Code that draws figures

⁂

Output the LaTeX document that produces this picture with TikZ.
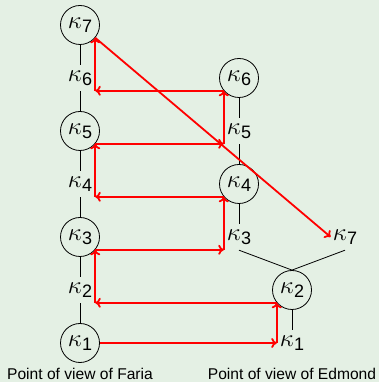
\documentclass[tikz,border=0pt]{standalone}
\usepackage{fontspec}
\setmainfont{Liberation Sans}
\usetikzlibrary{arrows.meta}
\definecolor{bg}{RGB}{228,240,228}
\newcommand{\kp}[1]{{\fontsize{24}{24}\selectfont$\kappa$}\kern0.3pt\raisebox{-4.5pt}{\fontsize{18}{18}\selectfont #1}}
\begin{document}
\begin{tikzpicture}[x=1pt,y=1pt,
  ring/.style={circle,draw,line width=0.8pt,minimum size=39pt,inner sep=0pt},
  lab/.style={inner sep=2pt,minimum height=26pt},
  link/.style={line width=0.8pt},
  flow/.style={red,line width=1.8pt,-{To[length=5.5pt,width=10pt]}},
  captxt/.style={anchor=base,font=\fontsize{15.6}{18}\selectfont,inner sep=0pt}]
\fill[bg] (0,0) rectangle (379,382);
\useasboundingbox (0,0) rectangle (379,382);
% left column
\node[ring] (L7) at (80,357) {\kp{7}};
\node[lab]  (L6) at (80,304) {\kp{6}};
\node[ring] (L5) at (80,251) {\kp{5}};
\node[lab]  (L4) at (80,198) {\kp{4}};
\node[ring] (L3) at (80,145) {\kp{3}};
\node[lab]  (L2) at (80,92)  {\kp{2}};
\node[ring] (L1) at (80,39)  {\kp{1}};
% right column
\node[ring] (R6) at (239,304) {\kp{6}};
\node[lab]  (R5) at (239,251) {\kp{5}};
\node[ring] (R4) at (239,198) {\kp{4}};
\node[lab]  (R3) at (239,145) {\kp{3}};
\node[lab]  (R7) at (345,145) {\kp{7}};
\node[ring] (R2) at (292,92)  {\kp{2}};
\node[lab]  (R1) at (292,39)  {\kp{1}};
% captions
\node[captxt] (cf) at (80,2) {Point of view of Faria};
\node[captxt] (ce) at (292,2) {Point of view of Edmond};
% black links
\draw[link] (L7) -- (L6);
\draw[link] (L6) -- (L5);
\draw[link] (L5) -- (L4);
\draw[link] (L4) -- (L3);
\draw[link] (L3) -- (L2);
\draw[link] (L2) -- (L1);
\draw[link] (R6) -- (R5);
\draw[link] (R5) -- (R4);
\draw[link] (R4) -- (R3);
\draw[link] (R3.south) -- (R2.north);
\draw[link] (R7.south) -- (R2.north);
\draw[link] (R2) -- (R1);
% red flow
\coordinate (c1) at (R2.220 |- R1);
\draw[flow] (L1) -- (c1);
\draw[flow] (c1) -- (R2.220);
\coordinate (c2) at (L3.320 |- R2.220);
\draw[flow] (R2.220) -- (c2);
\draw[flow] (c2) -- (L3.320);
\coordinate (c3) at (R4.220 |- L3.320);
\draw[flow] (L3.320) -- (c3);
\draw[flow] (c3) -- (R4.220);
\coordinate (c4) at (L5.320 |- R4.220);
\draw[flow] (R4.220) -- (c4);
\draw[flow] (c4) -- (L5.320);
\coordinate (c5) at (R6.220 |- L5.320);
\draw[flow] (L5.320) -- (c5);
\draw[flow] (c5) -- (R6.220);
\coordinate (c6) at (L7.320 |- R6.220);
\draw[flow] (R6.220) -- (c6);
\draw[flow] (c6) -- (L7.320);
\draw[flow] (L7.320) -- (R7.west);
\end{tikzpicture}
\end{document}
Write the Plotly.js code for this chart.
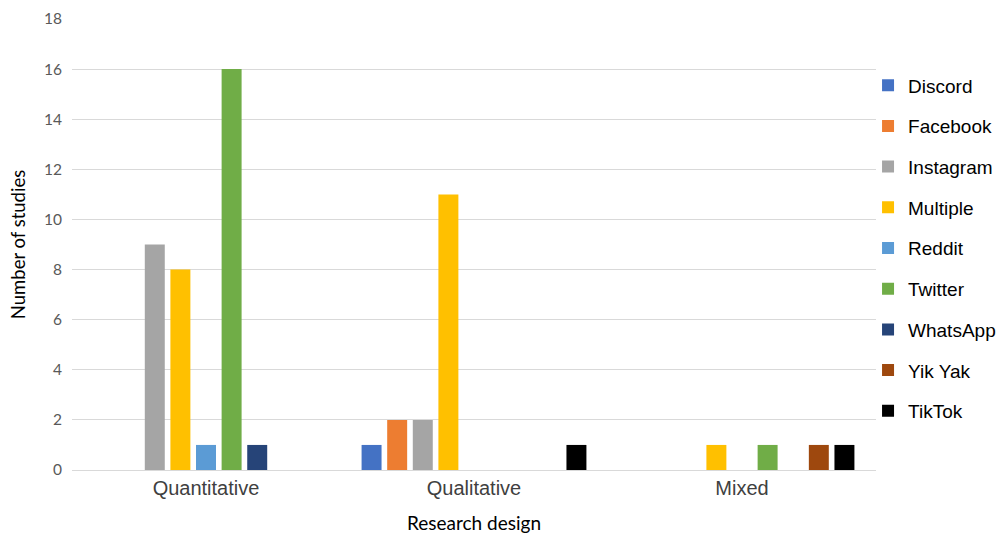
<!DOCTYPE html>
<html>
<head>
<meta charset="utf-8">
<script src="https://cdn.plot.ly/plotly-3.0.1.min.js"></script>
<style>html,body{margin:0;padding:0;background:#fff;}#chart{width:996px;height:534px;}</style>
</head>
<body>
<div id="chart"></div>
<script>
const categories = ["Quantitative", "Qualitative", "Mixed"];
const seriesNames = ["Discord", "Facebook", "Instagram", "Multiple", "Reddit", "Twitter", "WhatsApp", "Yik Yak", "TikTok"];
const discord   = [0, 1, 0];
const facebook  = [0, 2, 0];
const instagram = [9, 2, 0];
const multiple  = [8, 11, 1];
const reddit    = [1, 0, 0];
const twitter   = [16, 0, 1];
const whatsapp  = [1, 0, 0];
const yikyak    = [0, 0, 1];
const tiktok    = [0, 1, 1];
const seriesValues = [discord, facebook, instagram, multiple, reddit, twitter, whatsapp, yikyak, tiktok];
const colors = ["#4472C4", "#ED7D31", "#A5A5A5", "#FFC000", "#5B9BD5", "#70AD47", "#264478", "#9E480E", "#000000"];
const yTicks = [0, 2, 4, 6, 8, 10, 12, 14, 16, 18];

const traces = seriesNames.map((name, i) => ({
  type: "bar",
  name: name,
  x: categories,
  y: seriesValues[i],
  marker: {color: colors[i]},
  legendgroup: "g" + i,
  hoverinfo: "x+y+name"
}));

const layout = {
  width: 996,
  height: 534,
  margin: {l: 72, r: 120, t: 19, b: 64, autoexpand: false},
  paper_bgcolor: "#ffffff",
  plot_bgcolor: "#ffffff",
  barmode: "group",
  bargap: 0.14,
  bargroupgap: 0.22,
  showlegend: true,
  legend: {
    x: 0.9901, xanchor: "left",
    y: 0.895, yanchor: "top",
    font: {family: "Liberation Sans, Arial, sans-serif", size: 19, color: "#000000"},
    traceorder: "grouped",
    tracegroupgap: 13,
    itemwidth: 30,
    bgcolor: "rgba(0,0,0,0)"
  },
  xaxis: {
    type: "category",
    showgrid: false,
    showline: false,
    zeroline: false,
    ticks: "",
    ticklabelstandoff: 4,
    tickfont: {family: "Liberation Sans, Arial, sans-serif", size: 20, color: "#404040"},
    title: {text: "Research design", font: {family: "Lato, Open Sans, sans-serif", size: 19, color: "#000000"}, standoff: 22}
  },
  yaxis: {
    range: [0, 18],
    tickvals: yTicks,
    ticktext: yTicks.map(String),
    showgrid: true,
    gridcolor: "#D9D9D9",
    gridwidth: 1,
    zeroline: true,
    zerolinecolor: "#D9D9D9",
    zerolinewidth: 1,
    showline: false,
    ticks: "",
    ticklabelstandoff: 9,
    tickfont: {family: "Lato, Open Sans, sans-serif", size: 15.5, color: "#595959"},
    title: {text: "Number of studies", font: {family: "Lato, Open Sans, sans-serif", size: 18.5, color: "#000000"}, standoff: 13}
  }
};

Plotly.newPlot("chart", traces, layout, {displayModeBar: false, staticPlot: true});
</script>
</body>
</html>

⁂

▸ STATED TASK
Copy the records exactly. Skip the pictures.

▸ FINAL ANSWER
Output the LaTeX document that produces this picture with TikZ.
\documentclass[tikz,border=0pt]{standalone}
\usepackage{fontspec}
\setmainfont{Liberation Sans}
\usetikzlibrary{arrows.meta}
\definecolor{bg}{RGB}{228,240,228}
\newcommand{\kp}[1]{{\fontsize{24}{24}\selectfont$\kappa$}\kern0.3pt\raisebox{-4.5pt}{\fontsize{18}{18}\selectfont #1}}
\begin{document}
\begin{tikzpicture}[x=1pt,y=1pt,
  ring/.style={circle,draw,line width=0.8pt,minimum size=39pt,inner sep=0pt},
  lab/.style={inner sep=2pt,minimum height=26pt},
  link/.style={line width=0.8pt},
  flow/.style={red,line width=1.8pt,-{To[length=5.5pt,width=10pt]}},
  captxt/.style={anchor=base,font=\fontsize{15.6}{18}\selectfont,inner sep=0pt}]
\fill[bg] (0,0) rectangle (379,382);
\useasboundingbox (0,0) rectangle (379,382);
% left column
\node[ring] (L7) at (80,357) {\kp{7}};
\node[lab]  (L6) at (80,304) {\kp{6}};
\node[ring] (L5) at (80,251) {\kp{5}};
\node[lab]  (L4) at (80,198) {\kp{4}};
\node[ring] (L3) at (80,145) {\kp{3}};
\node[lab]  (L2) at (80,92)  {\kp{2}};
\node[ring] (L1) at (80,39)  {\kp{1}};
% right column
\node[ring] (R6) at (239,304) {\kp{6}};
\node[lab]  (R5) at (239,251) {\kp{5}};
\node[ring] (R4) at (239,198) {\kp{4}};
\node[lab]  (R3) at (239,145) {\kp{3}};
\node[lab]  (R7) at (345,145) {\kp{7}};
\node[ring] (R2) at (292,92)  {\kp{2}};
\node[lab]  (R1) at (292,39)  {\kp{1}};
% captions
\node[captxt] (cf) at (80,2) {Point of view of Faria};
\node[captxt] (ce) at (292,2) {Point of view of Edmond};
% black links
\draw[link] (L7) -- (L6);
\draw[link] (L6) -- (L5);
\draw[link] (L5) -- (L4);
\draw[link] (L4) -- (L3);
\draw[link] (L3) -- (L2);
\draw[link] (L2) -- (L1);
\draw[link] (R6) -- (R5);
\draw[link] (R5) -- (R4);
\draw[link] (R4) -- (R3);
\draw[link] (R3.south) -- (R2.north);
\draw[link] (R7.south) -- (R2.north);
\draw[link] (R2) -- (R1);
% red flow
\coordinate (c1) at (R2.220 |- R1);
\draw[flow] (L1) -- (c1);
\draw[flow] (c1) -- (R2.220);
\coordinate (c2) at (L3.320 |- R2.220);
\draw[flow] (R2.220) -- (c2);
\draw[flow] (c2) -- (L3.320);
\coordinate (c3) at (R4.220 |- L3.320);
\draw[flow] (L3.320) -- (c3);
\draw[flow] (c3) -- (R4.220);
\coordinate (c4) at (L5.320 |- R4.220);
\draw[flow] (R4.220) -- (c4);
\draw[flow] (c4) -- (L5.320);
\coordinate (c5) at (R6.220 |- L5.320);
\draw[flow] (L5.320) -- (c5);
\draw[flow] (c5) -- (R6.220);
\coordinate (c6) at (L7.320 |- R6.220);
\draw[flow] (R6.220) -- (c6);
\draw[flow] (c6) -- (L7.320);
\draw[flow] (L7.320) -- (R7.west);
\end{tikzpicture}
\end{document}
Write the Plotly.js code for this chart.
<!DOCTYPE html>
<html>
<head>
<meta charset="utf-8">
<script src="https://cdn.plot.ly/plotly-3.0.1.min.js"></script>
<style>html,body{margin:0;padding:0;background:#fff;}#chart{width:996px;height:534px;}</style>
</head>
<body>
<div id="chart"></div>
<script>
const categories = ["Quantitative", "Qualitative", "Mixed"];
const seriesNames = ["Discord", "Facebook", "Instagram", "Multiple", "Reddit", "Twitter", "WhatsApp", "Yik Yak", "TikTok"];
const discord   = [0, 1, 0];
const facebook  = [0, 2, 0];
const instagram = [9, 2, 0];
const multiple  = [8, 11, 1];
const reddit    = [1, 0, 0];
const twitter   = [16, 0, 1];
const whatsapp  = [1, 0, 0];
const yikyak    = [0, 0, 1];
const tiktok    = [0, 1, 1];
const seriesValues = [discord, facebook, instagram, multiple, reddit, twitter, whatsapp, yikyak, tiktok];
const colors = ["#4472C4", "#ED7D31", "#A5A5A5", "#FFC000", "#5B9BD5", "#70AD47", "#264478", "#9E480E", "#000000"];
const yTicks = [0, 2, 4, 6, 8, 10, 12, 14, 16, 18];

const traces = seriesNames.map((name, i) => ({
  type: "bar",
  name: name,
  x: categories,
  y: seriesValues[i],
  marker: {color: colors[i]},
  legendgroup: "g" + i,
  hoverinfo: "x+y+name"
}));

const layout = {
  width: 996,
  height: 534,
  margin: {l: 72, r: 120, t: 19, b: 64, autoexpand: false},
  paper_bgcolor: "#ffffff",
  plot_bgcolor: "#ffffff",
  barmode: "group",
  bargap: 0.14,
  bargroupgap: 0.22,
  showlegend: true,
  legend: {
    x: 0.9901, xanchor: "left",
    y: 0.895, yanchor: "top",
    font: {family: "Liberation Sans, Arial, sans-serif", size: 19, color: "#000000"},
    traceorder: "grouped",
    tracegroupgap: 13,
    itemwidth: 30,
    bgcolor: "rgba(0,0,0,0)"
  },
  xaxis: {
    type: "category",
    showgrid: false,
    showline: false,
    zeroline: false,
    ticks: "",
    ticklabelstandoff: 4,
    tickfont: {family: "Liberation Sans, Arial, sans-serif", size: 20, color: "#404040"},
    title: {text: "Research design", font: {family: "Lato, Open Sans, sans-serif", size: 19, color: "#000000"}, standoff: 22}
  },
  yaxis: {
    range: [0, 18],
    tickvals: yTicks,
    ticktext: yTicks.map(String),
    showgrid: true,
    gridcolor: "#D9D9D9",
    gridwidth: 1,
    zeroline: true,
    zerolinecolor: "#D9D9D9",
    zerolinewidth: 1,
    showline: false,
    ticks: "",
    ticklabelstandoff: 9,
    tickfont: {family: "Lato, Open Sans, sans-serif", size: 15.5, color: "#595959"},
    title: {text: "Number of studies", font: {family: "Lato, Open Sans, sans-serif", size: 18.5, color: "#000000"}, standoff: 13}
  }
};

Plotly.newPlot("chart", traces, layout, {displayModeBar: false, staticPlot: true});
</script>
</body>
</html>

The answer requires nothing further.